Traumdeutung at the movies

Over at the Paris Review, I synthesize my quack science-fiction criticism and my recent reading of Freud’s Interpretation of Dreams into a blog post about Christopher Nolan’s new movie Inception.

Left on the cutting-room floor was a comparison between the movie’s diagram of dreaming and Freud’s—too geeky even for the Paris Review, and offered as an outtake here:

As part of a recruiting pitch, the dream invader Cobb, played by Leonardo DiCaprio, draws the following diagram in Christopher Nolan’s new movie Inception:

Simultaneous creation and experiencing of dreams

While the mind is dreaming, Cobb claims, it creates a world and experiences it simultaneously, and the tightness of the feedback loop is what makes dreams so potent and intoxicating.

For comparison, here is the diagram that Sigmund Freud drew to explain dreaming:

Sigmund Freud, The Interpretation of Dreams

Read from left to right, Freud’s diagram represents waking life. At the far left, stimuli (sounds, images, tastes, etc.) enter the human mind through the perceptual system, which Freud labels “Pcpt.” Once inside the mind, the perceptions leave a memory trace, labeled “Mnem”—a record of the sensation and of associations between them. Over the course of a lifetime, a person has many experiences and therefore accumulates many layers of memories and associations. Freud suggests these layers by adding a level “Mnem-prime” after “Mnem” and then adding ellipsis dots after that. These memories are for the most part unconscious, though many of them can be made conscious. Also unconscious (“Ucs”) are many of a person’s wishes and fears, some of the most powerful of which are the oldest, which derive from memory traces laid down in childhood, when a person is most impressionable. In responding to a new experience, a person may be motivated by his unconscious but only takes action through his preconscious mind (“Pcs”). It’s the preconscious that brings memories and associations into consciousness and controls motor activity—the downward arrow exiting the diagram on the far right.

In waking life, excitation moves from left to right, in the direction of the arrow that Freud drew along the bottom of his diagram. But in dreams, Freud suggests, excitation moves backward—from right to left. Dreams begin as wishes in the unconscious and move backward through memory until at last they reach the perceptual system, which they stimulate into hallucination.

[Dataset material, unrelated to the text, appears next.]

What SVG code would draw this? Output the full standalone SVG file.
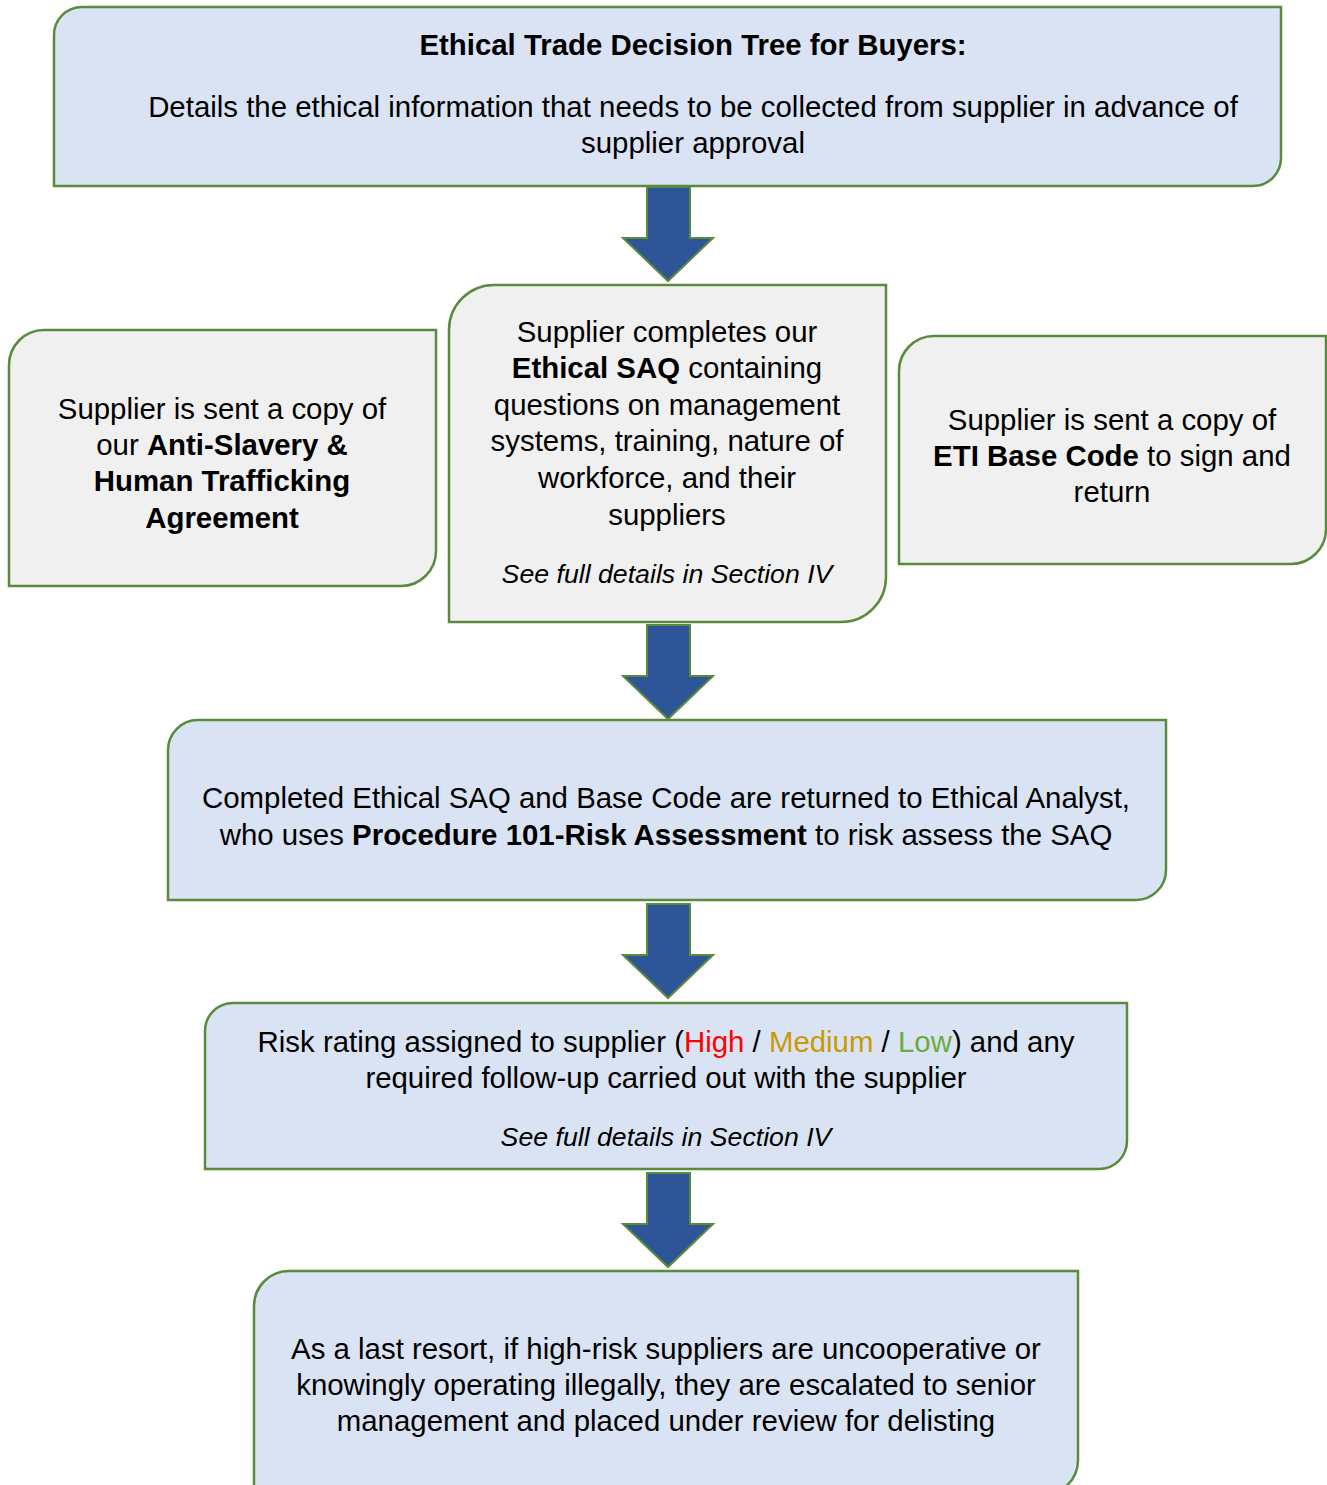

Freud’s diagram seems at first to lack a loop like the one in Cobb’s, but in fact it does contain one. That’s because the outside world appears both at the far left of Freud’s diagram and at the far right. The world is both the source of sensation and the domain upon which a person acts. In Freud’s understanding, a dream breaks the loop through the outer world, sending excitation into a short circuit that never leaves the mind. Whereas in waking life a person acts upon the world in order to attain remembered pleasures, a dreamer merely hallucinates the satisfaction of his wishes. Freud thinks that infants for a while attempt the same psychic shortcut even while awake. But “the bitter experience of life,” Freud drily notes, forces a child to concede in time that an imaginary bottle of milk is not as good as a real one.